Supervisi merupakan salah satu strategi manajemen untuk menjamin bahwa seluruh proses dan hasil peningkatan mutu dapat mencapai target yang ditetapkan. Melalui kegiatan supervisi kinerja dapat diukur. Melalui kegiatan supervisi pemetaan mutu dapat dideskripsikan.
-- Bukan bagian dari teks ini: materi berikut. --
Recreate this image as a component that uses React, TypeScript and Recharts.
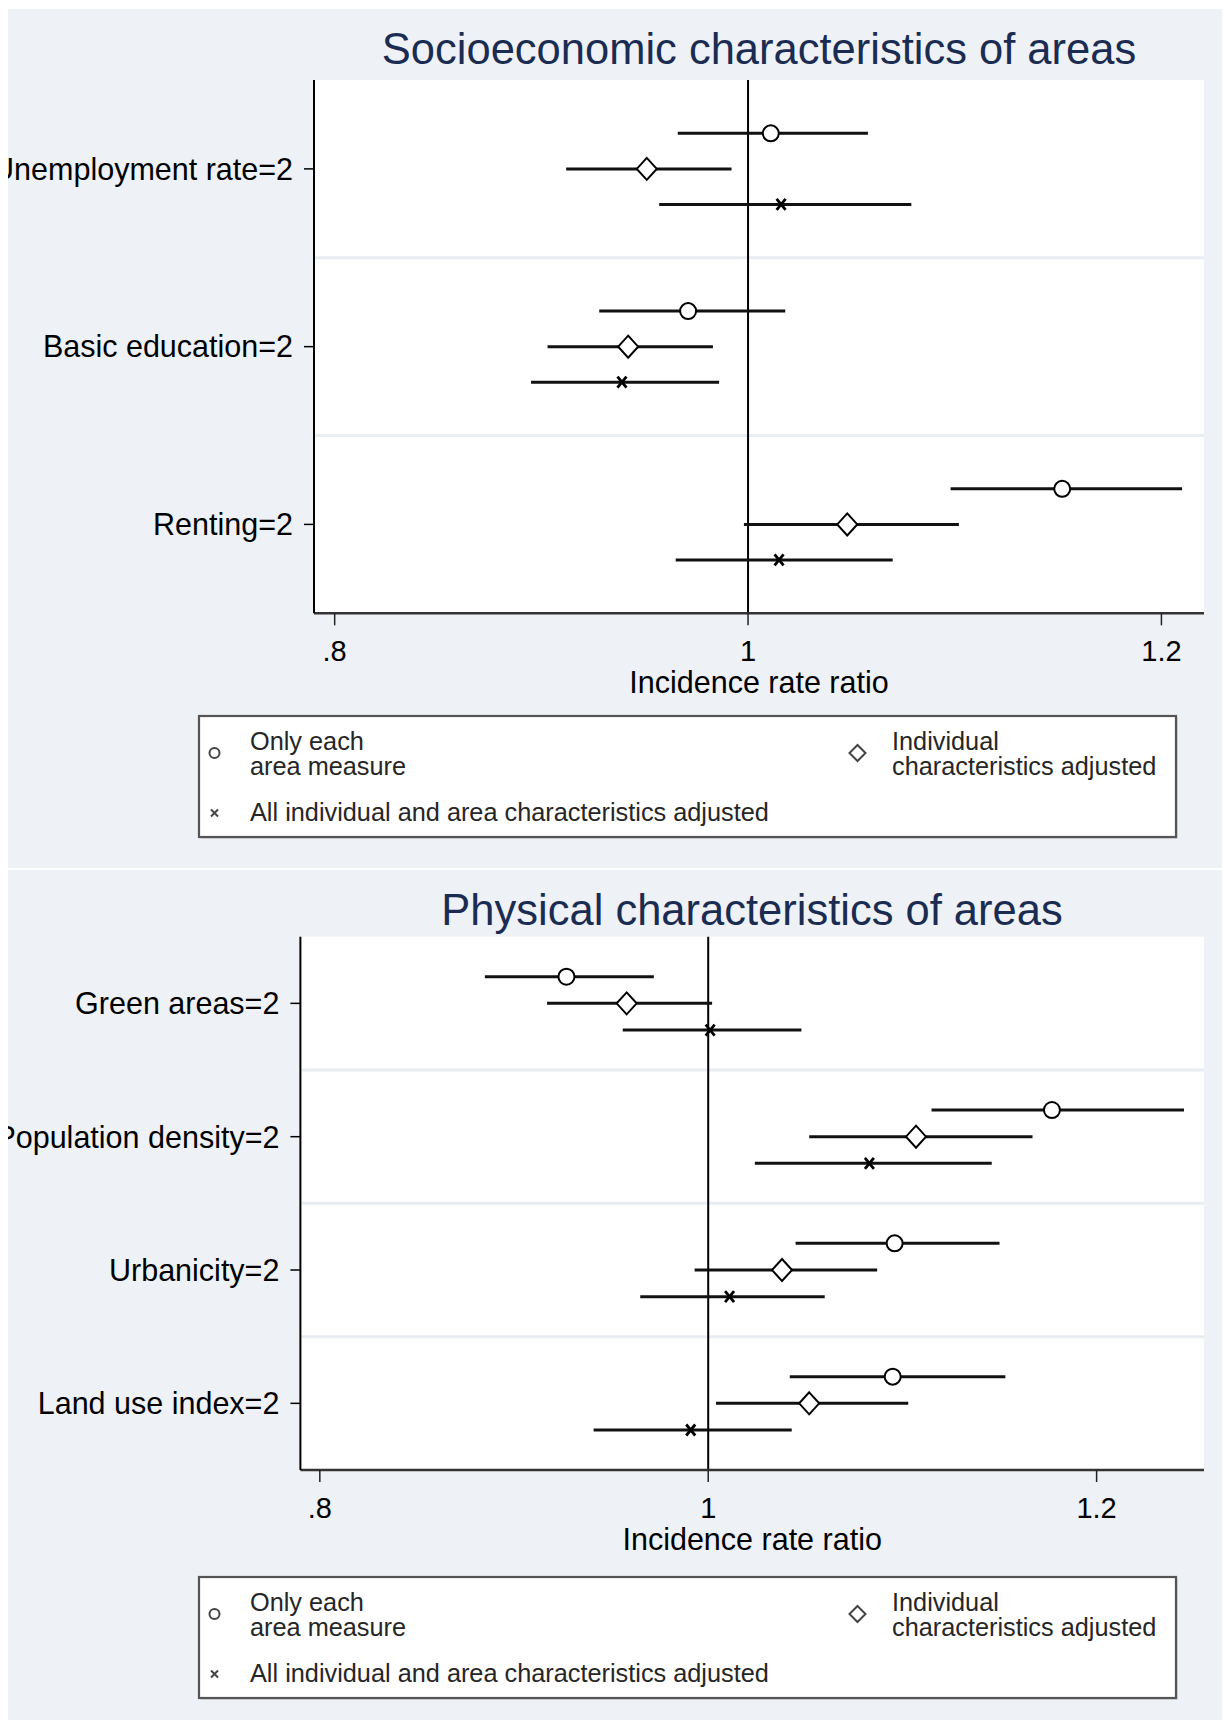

Konsep supervisi sebagai strategi penjaminan mutu belum dapat diwujudkan secara optimal. Kepala sekolah sebagai penjamin mutu internal sekolah belum dapat melaksanakan tugas supervisi dengan optimal pula, demikian juga pengawas pembina. Oleh karena itu mengembangkan sistem supervisi melalui optimalisasi diri melalui kontrol yang dikembangkan oleh LPMP seharusnya menjadi salah satu alternatif yang perlu segera dikuatkan.